Given problem — Quote from the first line below through the line that contains "(6,0) rectangle (864,751);", both included, and leave the pictures out.

Collected data —
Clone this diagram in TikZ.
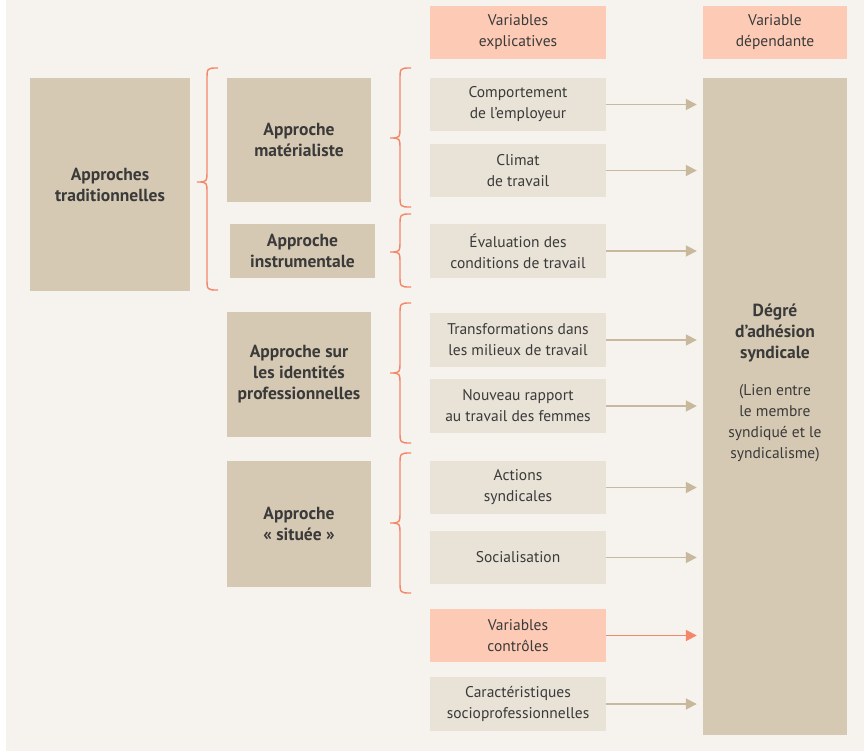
\documentclass[tikz,border=0pt]{standalone}
\usepackage{fontspec}
\setmainfont{PT Sans}
\usetikzlibrary{arrows.meta}
\definecolor{fond}{HTML}{F6F3EE}
\definecolor{tanfonce}{HTML}{D6C9B3}
\definecolor{beige}{HTML}{E8E2D7}
\definecolor{saumon}{HTML}{FDCBB5}
\definecolor{flechetan}{HTML}{C8B99E}
\definecolor{corail}{HTML}{F4876A}
\definecolor{texte}{HTML}{3A3A3A}
\newcommand{\policegras}{\bfseries\fontsize{17.5}{21}\selectfont}
\newcommand{\policetexte}{\mdseries\fontsize{15.5}{21}\selectfont}
\tikzset{
  approche/.style={fill=tanfonce, text=texte, inner sep=0pt, align=center,
    font=\policegras, minimum width=144pt},
  varbox/.style={fill=beige, text=texte, inner sep=0pt, align=center,
    font=\policetexte, minimum width=176pt, minimum height=53pt},
  entete/.style={varbox, fill=saumon},
  fleche/.style={-{Triangle[length=11pt,width=11pt]}, line width=1.8pt,
    draw=flechetan, shorten >=6pt},
  accolade/.style={draw=corail, line width=1.4pt}
}
% accolade: x de la pointe, haut, milieu, bas
\newcommand{\accolade}[4]{%
  \draw[accolade] ({#1+21},#2) .. controls ({#1+10},#2) .. ({#1+10},{#2+12})
    -- ({#1+10},{#3-12}) .. controls ({#1+10},#3) .. (#1,#3)
    .. controls ({#1+10},#3) .. ({#1+10},{#3+12})
    -- ({#1+10},{#4-12}) .. controls ({#1+10},#4) .. ({#1+21},#4);}
\begin{document}
\begin{tikzpicture}[x=1pt,y=-1pt]
\useasboundingbox (0,0) rectangle (864,751);
\fill[fond] (6,0) rectangle (864,751);

% approches
\node[approche, minimum width=160pt, minimum height=213pt] (trad) at (110,184.5) {Approches\\traditionnelles};
\node[approche, minimum height=124pt] (mat) at (299,140) {Approche\\matérialiste};
\node[approche, minimum width=145pt, minimum height=54pt] (instr) at (302.5,251) {Approche\\instrumentale};
\node[approche, minimum height=125pt] (ident) at (299,374.5) {Approche sur\\les identités\\professionnelles};
\node[approche, minimum height=126pt] (situee) at (299,524) {Approche\\«~située~»};

% variables
\node[entete] (hexp) at (518,32.5) {Variables\\explicatives};
\node[entete, minimum width=144pt] (hdep) at (775,32.5) {Variable\\dépendante};
\node[varbox] (comp) at (518,104.5) {Comportement\\de l’employeur};
\node[varbox] (climat) at (518,170.5) {Climat\\de travail};
\node[varbox, minimum height=54pt] (eval) at (518,251) {Évaluation des\\conditions de travail};
\node[varbox, minimum height=54pt] (transf) at (518,340) {Transformations dans\\les milieux de travail};
\node[varbox, minimum height=54pt] (nouveau) at (518,406) {Nouveau rapport\\au travail des femmes};
\node[varbox] (actions) at (518,487.5) {Actions\\syndicales};
\node[varbox] (social) at (518,557.5) {Socialisation};
\node[entete] (controles) at (518,635.5) {Variables\\contrôles};
\node[varbox, minimum height=54pt] (caract) at (518,704) {Caractéristiques\\socioprofessionnelles};

% variable dependante
\node[fill=tanfonce, minimum width=144pt, minimum height=657pt, inner sep=0pt] (deg) at (775,406.5) {};
\node[text=texte, align=center, font=\policegras] (degtxt) at (775,383)
  {Dégré\\d’adhésion\\syndicale\\[16pt]\policetexte(Lien entre\\\policetexte le membre\\\policetexte syndiqué et le\\\policetexte syndicalisme)};

% fleches
\foreach \v in {comp,climat,eval,transf,nouveau,actions,social,caract}
  \draw[fleche] (\v.east) -- (\v.east -| deg.west);
\draw[fleche, draw=corail] (controles.east) -- (controles.east -| deg.west);

% accolades
\accolade{197}{68}{182}{290}
\accolade{390}{68}{138}{207}
\accolade{390}{214}{252}{287}
\accolade{390}{303}{373}{443}
\accolade{390}{453}{523}{593}
\end{tikzpicture}
\end{document}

The answer —
Clone this diagram in TikZ.
\documentclass[tikz,border=0pt]{standalone}
\usepackage{fontspec}
\setmainfont{PT Sans}
\usetikzlibrary{arrows.meta}
\definecolor{fond}{HTML}{F6F3EE}
\definecolor{tanfonce}{HTML}{D6C9B3}
\definecolor{beige}{HTML}{E8E2D7}
\definecolor{saumon}{HTML}{FDCBB5}
\definecolor{flechetan}{HTML}{C8B99E}
\definecolor{corail}{HTML}{F4876A}
\definecolor{texte}{HTML}{3A3A3A}
\newcommand{\policegras}{\bfseries\fontsize{17.5}{21}\selectfont}
\newcommand{\policetexte}{\mdseries\fontsize{15.5}{21}\selectfont}
\tikzset{
  approche/.style={fill=tanfonce, text=texte, inner sep=0pt, align=center,
    font=\policegras, minimum width=144pt},
  varbox/.style={fill=beige, text=texte, inner sep=0pt, align=center,
    font=\policetexte, minimum width=176pt, minimum height=53pt},
  entete/.style={varbox, fill=saumon},
  fleche/.style={-{Triangle[length=11pt,width=11pt]}, line width=1.8pt,
    draw=flechetan, shorten >=6pt},
  accolade/.style={draw=corail, line width=1.4pt}
}
% accolade: x de la pointe, haut, milieu, bas
\newcommand{\accolade}[4]{%
  \draw[accolade] ({#1+21},#2) .. controls ({#1+10},#2) .. ({#1+10},{#2+12})
    -- ({#1+10},{#3-12}) .. controls ({#1+10},#3) .. (#1,#3)
    .. controls ({#1+10},#3) .. ({#1+10},{#3+12})
    -- ({#1+10},{#4-12}) .. controls ({#1+10},#4) .. ({#1+21},#4);}
\begin{document}
\begin{tikzpicture}[x=1pt,y=-1pt]
\useasboundingbox (0,0) rectangle (864,751);
\fill[fond] (6,0) rectangle (864,751);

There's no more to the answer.